Growing up, teachers were well-respected professionals who inspired us in one way or another. Unfortunately, due to the right wing’s well financed, constant barrage of attacks on professional educators, public opinion seems to be swaying towards the conservatives’ goal of tearing down the public education system. That means breaking the back of the Michigan Education Association.

This is just a microcosm of conservatives’ ultimate goal: privatization of all public sectors and the commons. But back to our Michigan teachers and the three percent tax increase forced upon them by the legislature—the same Republican Senate which voted down a bill to reduce its plush salaries and benefits, and the same legislature proposing teachers take another hit by paying 20 percent of their healthcare costs, a measure that strips them of negotiations.

Listening to right wing pundits who speak as though they’re well versed in educational issues, have spent many hours in an actual classroom and are in the trenches of K-12 education, you’d be half tempted to support their remedies. Actually, these “experts,” from such corporate-funded think tanks like the Mackinaw Center for Public Policy, are nothing more than lapdogs for the macro agenda mentioned above.

In a nutshell, the idea implemented through former-President George W. Bush’s No Child Left Behind legislation is to demand pubic schools produce yearly improvements in reading, math and English.

However, former Assistant Secretary of Education Diane Ravitch, who served under Republican and Democratic presidents and self-avowed conservative and early architect for market-based education, has realized not only did she get it wrong, the current educational path we’re on will destroy public education beginning in 2014.

Beginning that year, if children in public schools fail to reach a 100 percent proficiency standard in subjects such as reading, the schools will be defunded and eventually closed. This will lead to our public dollars being funneled to Wall Street-backed private and charter schools.

And alas, the picture is clearer.
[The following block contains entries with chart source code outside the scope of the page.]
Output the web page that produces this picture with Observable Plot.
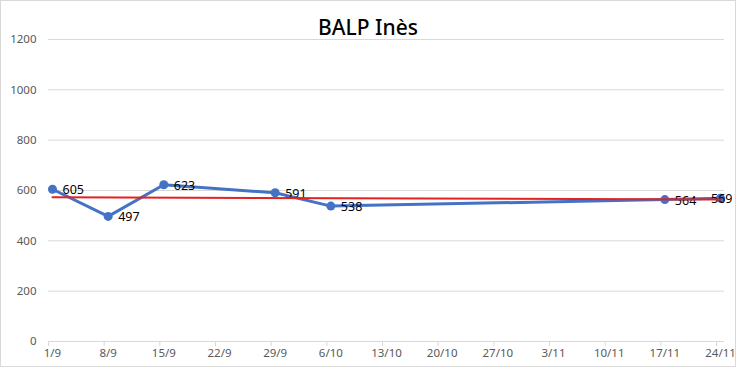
<!DOCTYPE html>
<html><head><meta charset="utf-8">
<script src="https://cdn.jsdelivr.net/npm/d3@7"></script>
<script src="https://cdn.jsdelivr.net/npm/@observablehq/plot@0.6"></script>
<style>
body{margin:0;background:#fff;}
#wrap{position:relative;width:736px;height:367px;box-sizing:border-box;border:1px solid #d9d9d9;background:#fff;overflow:hidden;}
#title{position:relative;z-index:1;height:28px;line-height:28px;text-align:center;font-family:"Noto Sans",sans-serif;font-size:21px;font-weight:500;color:#000;}
#title span{position:relative;top:12px;}
</style></head><body>
<div id="wrap"><div id="title"><span>BALP Inès</span></div><div id="chart"></div></div>
<script>
const dates = ["1/9","8/9","15/9","29/9","6/10","17/11","24/11"];
const values = [605,497,623,591,538,564,569];
const tickLabels = ["1/9","8/9","15/9","22/9","29/9","6/10","13/10","20/10","27/10","3/11","10/11","17/11","24/11"];
const yTicks = [0,200,400,600,800,1000,1200];
const year = 2023;

const parse = s => { const [d,m] = s.split("/").map(Number); return new Date(Date.UTC(year, m-1, d)); };
const data = dates.map((s,i)=>({date: parse(s), label: String(values[i]), value: values[i], last: i === dates.length - 1}));
const tickDates = tickLabels.map(parse);
const halfDay = 12*3600*1000;
const boundaries = tickDates.map(d => new Date(+d - halfDay));
const dom = [new Date(+tickDates[0]-halfDay), new Date(+tickDates[tickDates.length-1]+halfDay)];
const fmt = d => { const i = tickDates.findIndex(t => +t === +d); return i >= 0 ? tickLabels[i] : ""; };

const plot = Plot.plot({
  width: 734,
  height: 337,
  marginLeft: 47,
  marginRight: 11,
  marginTop: 10,
  marginBottom: 25,
  style: {fontFamily: "Noto Sans, sans-serif", fontSize: "11.5px", color: "#595959", background: "transparent"},
  x: {type: "utc", domain: dom, axis: null, label: null},
  y: {domain: [0, 1200], axis: null, label: null},
  marks: [
    Plot.gridY(yTicks, {stroke: "#d9d9d9", strokeOpacity: 1}),
    Plot.axisY(yTicks, {tickSize: 0, tickPadding: 12, fill: "#595959", fontSize: 11.5, label: null, tickFormat: d => String(d)}),
    Plot.axisX(boundaries, {tickSize: 5, stroke: "#d9d9d9", strokeOpacity: 1, tickFormat: () => "", label: null}),
    Plot.axisX(tickDates, {tickSize: 0, tickPadding: 7, tickFormat: fmt, fill: "#595959", fontSize: 11.5, label: null}),
    Plot.line(data, {x: "date", y: "value", stroke: "#4472c4", strokeWidth: 3}),
    Plot.dot(data, {x: "date", y: "value", r: 4.5, fill: "#4472c4", stroke: "none"}),
    Plot.text(data, {filter: d => !d.last, x: "date", y: "value", text: "label", textAnchor: "start", dx: 10, dy: 1, fill: "#000", fontSize: 12.5}),
    Plot.text(data, {filter: d => d.last, x: "date", y: "value", text: "label", textAnchor: "end", dx: 12, dy: 1, fill: "#000", fontSize: 12.5}),
    Plot.linearRegressionY(data, {x: "date", y: "value", stroke: "#e32222", strokeWidth: 2, ci: 0})
  ]
});
document.getElementById("chart").appendChild(plot);
</script>
</body></html>
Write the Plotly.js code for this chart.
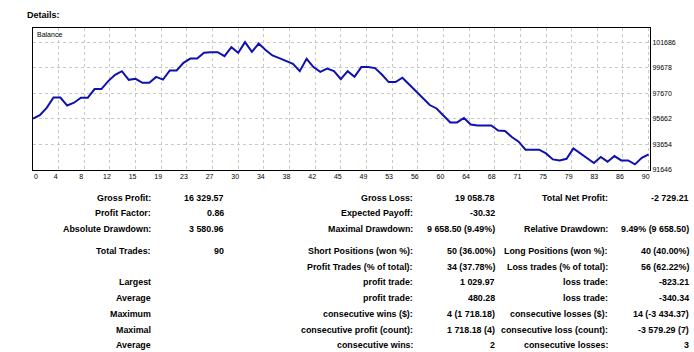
<!DOCTYPE html>
<html><head><meta charset="utf-8">
<script src="https://cdn.plot.ly/plotly-3.0.1.min.js"></script>
<style>html,body{margin:0;padding:0;background:#fff}#chart{width:694px;height:352px}</style>
</head><body><div id="chart"></div>
<script>
// ---- data ----
const balance = [
  95690, 95960, 96530, 97340, 97340, 96710, 96930, 97320, 97320, 98000,
  98000, 98630, 99120, 99410, 98730, 98810, 98490, 98490, 98960, 98750,
  99460, 99460, 100060, 100400, 100400, 100850, 100900, 100900, 100590, 101290,
  100850, 101690, 100930, 101580, 101080, 100640, 100430, 100200, 99980, 99410,
  100380, 99730, 99360, 99620, 99410, 98780, 99410, 98960, 99730, 99730,
  99650, 99150, 98550, 98550, 98890, 98360, 97840, 97320, 96750, 96480,
  95960, 95380, 95380, 95730, 95220, 95140, 95140, 95140, 94750, 94710,
  94240, 93870, 93240, 93240, 93240, 92950, 92480, 92400, 92530, 93340,
  92950, 92560, 92200, 92670, 92300, 92740, 92400, 92400, 92090, 92610,
  92870
];
const seriesName = 'Balance';
const pageTitle = 'Details:';
const xTickLabels = ['0','4','8','12','15','19','23','27','30','34','38','42','45',
                     '49','53','56','60','64','68','71','75','79','83','86','90'];
const yTickValues = [91646, 93654, 95662, 97670, 99678, 101686];

// report table (10 rows, '' = empty cell)
const col1Labels = ['Gross Profit:','Profit Factor:','Absolute Drawdown:','Total Trades:','',
                    'Largest','Average','Maximum','Maximal','Average'];
const col2Values = ['16 329.57','0.86','3 580.96','90','','','','','',''];
const col3Labels = ['Gross Loss:','Expected Payoff:','Maximal Drawdown:','Short Positions (won %):',
                    'Profit Trades (% of total):','profit trade:','profit trade:',
                    'consecutive wins ($):','consecutive profit (count):','consecutive wins:'];
const col4Values = ['19 058.78','-30.32','9 658.50 (9.49%)','50 (36.00%)','34 (37.78%)',
                    '1 029.97','480.28','4 (1 718.18)','1 718.18 (4)','2'];
const col5Labels = ['Total Net Profit:','','Relative Drawdown:','Long Positions (won %):',
                    'Loss trades (% of total):','loss trade:','loss trade:',
                    'consecutive losses ($):','consecutive loss (count):','consecutive losses:'];
const col6Values = ['-2 729.21','','9.49% (9 658.50)','40 (40.00%)','56 (62.22%)',
                    '-823.21','-340.34','14 (-3 434.37)','-3 579.29 (7)','3'];

// ---- layout helpers (pixel positions) ----
const FONT = 'Liberation Sans, Arial, sans-serif';
const PL = 33, PB = 170;                 // plot-area left / bottom in page pixels
const rowY = [198, 213, 229, 251, 267, 282, 298, 313.5, 329.5, 345];
const colRight = [152, 225, 413.5, 496, 609, 690];
const columns = [col1Labels, col2Values, col3Labels, col4Values, col5Labels, col6Values];

const annotations = [];
columns.forEach((col, c) => {
  col.forEach((txt, r) => {
    if (!txt) return;
    annotations.push({
      text: txt, xref: 'paper', yref: 'paper', x: 0, y: 0,
      xshift: colRight[c] - PL, yshift: PB - rowY[r],
      xanchor: 'right', yanchor: 'middle', showarrow: false, borderpad: 0,
      font: {family: FONT, size: 8.9, color: '#000', weight: 700}
    });
  });
});
annotations.push({
  text: pageTitle, xref: 'paper', yref: 'paper', x: 0, y: 0,
  xshift: 26 - PL, yshift: PB - 15, xanchor: 'left', yanchor: 'middle',
  showarrow: false, borderpad: 0,
  font: {family: FONT, size: 9, color: '#000', weight: 700}
});
annotations.push({
  text: seriesName, xref: 'paper', yref: 'paper', x: 0, y: 1,
  xshift: 3, yshift: -2, xanchor: 'left', yanchor: 'top',
  showarrow: false, borderpad: 0,
  font: {family: FONT, size: 7, color: '#000'}
});

const nTicks = xTickLabels.length - 1;
const lastX = balance.length - 1;
const xTickVals = xTickLabels.map((_, k) => k * lastX / nTicks);
const xTickText = xTickLabels.map((t, k) => k === 0 ? '\u00a0\u00a0\u00a0\u00a0\u00a0\u00a0' + t : t);

const trace = {
  type: 'scatter', mode: 'lines', name: seriesName,
  x: balance.map((_, i) => i), y: balance,
  line: {color: '#1010b0', width: 2}, hoverinfo: 'skip'
};

const axisCommon = {
  showgrid: true, gridcolor: '#c8c8c8', gridwidth: 1, griddash: '3px,3px',
  showline: true, mirror: true, linecolor: '#000', linewidth: 1,
  zeroline: false, ticks: '', fixedrange: true,
  tickfont: {family: FONT, size: 7, color: '#000'}
};

const layout = {
  width: 694, height: 352,
  margin: {l: PL, r: 44, t: 28, b: 352 - PB, pad: 0},
  paper_bgcolor: '#fff', plot_bgcolor: '#fff',
  showlegend: false,
  xaxis: Object.assign({}, axisCommon, {
    range: [0, lastX + 0.2], tickmode: 'array', tickvals: xTickVals, ticktext: xTickText,
    ticklabelshift: -3
  }),
  yaxis: Object.assign({}, axisCommon, {
    side: 'right', range: [91646, 102800], tickmode: 'array', tickvals: yTickValues,
    tickformat: 'd'
  }),
  annotations: annotations
};

Plotly.newPlot('chart', [trace], layout, {displayModeBar: false, staticPlot: true});
</script>
</body></html>
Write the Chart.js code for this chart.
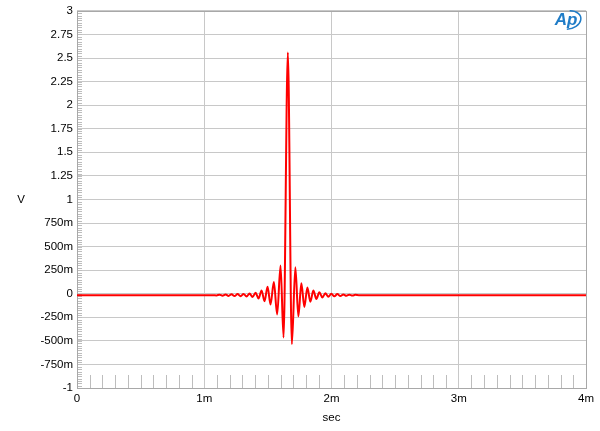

It’s not about a well-educated population, it’s about mining the last public sector—public education—for as much as Wall Street investors can squeeze from it before it too, collapses. It need not be said how devastating this well be on the United States. After all, Bill Gates wouldn’t be a billionaire if most the population couldn’t read.

So when we hear the right wing echo chamber crank out its rhetoric about the MEA and thus our professional, hard-working teachers as the root cause of Michigan’s educational woes, I suggest you simply take a closer look.

One of conservatives’ favorite teacher-bashing tools is to constantly refer to the failing Detroit Public Schools district. However, they conveniently omit the many other districts that graduate more than 90 percent of their classes.

Should we consider consolidating some smaller districts? Absolutely. Metro Times and Michigan Public Radio contributor Jack Lessenberry suggested raising the beer tax by two cents a bottle to help fund schools. After all, beer taxes haven’t been touched since 1966 – and that was to lower them!

Most teachers are dedicated, hard-working professionals performing a vital public service and receive nowhere near what they deserve. After all, most citizens don’t know teachers must constantly attend more and more expensive college classes to retain their jobs. How much education are legislators and politicians required to receive and retain?

Judging by politicians’ treatment of teachers lately, two thoughts come to mind: First, they don’t attain much education and second, perhaps it’s them who should be receiving the yardstick over the head.

Thank you to all the hard-working, dedicated professional Michigan educators. I know it’s very difficult work, but you are all providing a vital community service.